### [Written problem]
Return the full material exactly.

### [Supplied records]
⟨
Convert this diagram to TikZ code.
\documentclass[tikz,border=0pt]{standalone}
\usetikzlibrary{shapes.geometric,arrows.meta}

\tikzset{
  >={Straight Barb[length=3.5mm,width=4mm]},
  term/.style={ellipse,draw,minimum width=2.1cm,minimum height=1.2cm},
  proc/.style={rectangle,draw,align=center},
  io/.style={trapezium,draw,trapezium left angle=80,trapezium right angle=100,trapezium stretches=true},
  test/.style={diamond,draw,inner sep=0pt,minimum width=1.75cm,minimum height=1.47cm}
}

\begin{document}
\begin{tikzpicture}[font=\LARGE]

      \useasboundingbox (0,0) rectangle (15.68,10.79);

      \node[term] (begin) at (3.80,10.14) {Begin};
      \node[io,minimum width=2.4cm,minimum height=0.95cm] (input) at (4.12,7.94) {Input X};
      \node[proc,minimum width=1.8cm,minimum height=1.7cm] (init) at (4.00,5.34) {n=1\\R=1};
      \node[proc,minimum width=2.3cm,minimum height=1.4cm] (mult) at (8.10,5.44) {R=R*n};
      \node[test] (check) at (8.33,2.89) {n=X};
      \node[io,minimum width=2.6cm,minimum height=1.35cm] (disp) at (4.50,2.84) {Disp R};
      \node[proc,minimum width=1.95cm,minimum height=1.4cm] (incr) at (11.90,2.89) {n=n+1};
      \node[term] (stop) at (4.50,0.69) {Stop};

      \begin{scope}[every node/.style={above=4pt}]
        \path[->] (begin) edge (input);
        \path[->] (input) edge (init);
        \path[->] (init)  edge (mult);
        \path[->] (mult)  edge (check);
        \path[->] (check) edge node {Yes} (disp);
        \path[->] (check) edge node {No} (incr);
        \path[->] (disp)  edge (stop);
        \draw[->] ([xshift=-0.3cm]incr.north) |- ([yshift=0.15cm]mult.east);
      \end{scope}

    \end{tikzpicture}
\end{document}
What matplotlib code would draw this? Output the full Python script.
⟩
### [Worked answer]
Convert this diagram to TikZ code.
\documentclass[tikz,border=0pt]{standalone}
\usetikzlibrary{shapes.geometric,arrows.meta}

\tikzset{
  >={Straight Barb[length=3.5mm,width=4mm]},
  term/.style={ellipse,draw,minimum width=2.1cm,minimum height=1.2cm},
  proc/.style={rectangle,draw,align=center},
  io/.style={trapezium,draw,trapezium left angle=80,trapezium right angle=100,trapezium stretches=true},
  test/.style={diamond,draw,inner sep=0pt,minimum width=1.75cm,minimum height=1.47cm}
}

\begin{document}
\begin{tikzpicture}[font=\LARGE]

      \useasboundingbox (0,0) rectangle (15.68,10.79);

      \node[term] (begin) at (3.80,10.14) {Begin};
      \node[io,minimum width=2.4cm,minimum height=0.95cm] (input) at (4.12,7.94) {Input X};
      \node[proc,minimum width=1.8cm,minimum height=1.7cm] (init) at (4.00,5.34) {n=1\\R=1};
      \node[proc,minimum width=2.3cm,minimum height=1.4cm] (mult) at (8.10,5.44) {R=R*n};
      \node[test] (check) at (8.33,2.89) {n=X};
      \node[io,minimum width=2.6cm,minimum height=1.35cm] (disp) at (4.50,2.84) {Disp R};
      \node[proc,minimum width=1.95cm,minimum height=1.4cm] (incr) at (11.90,2.89) {n=n+1};
      \node[term] (stop) at (4.50,0.69) {Stop};

      \begin{scope}[every node/.style={above=4pt}]
        \path[->] (begin) edge (input);
        \path[->] (input) edge (init);
        \path[->] (init)  edge (mult);
        \path[->] (mult)  edge (check);
        \path[->] (check) edge node {Yes} (disp);
        \path[->] (check) edge node {No} (incr);
        \path[->] (disp)  edge (stop);
        \draw[->] ([xshift=-0.3cm]incr.north) |- ([yshift=0.15cm]mult.east);
      \end{scope}

    \end{tikzpicture}
\end{document}
What matplotlib code would draw this? Output the full Python script.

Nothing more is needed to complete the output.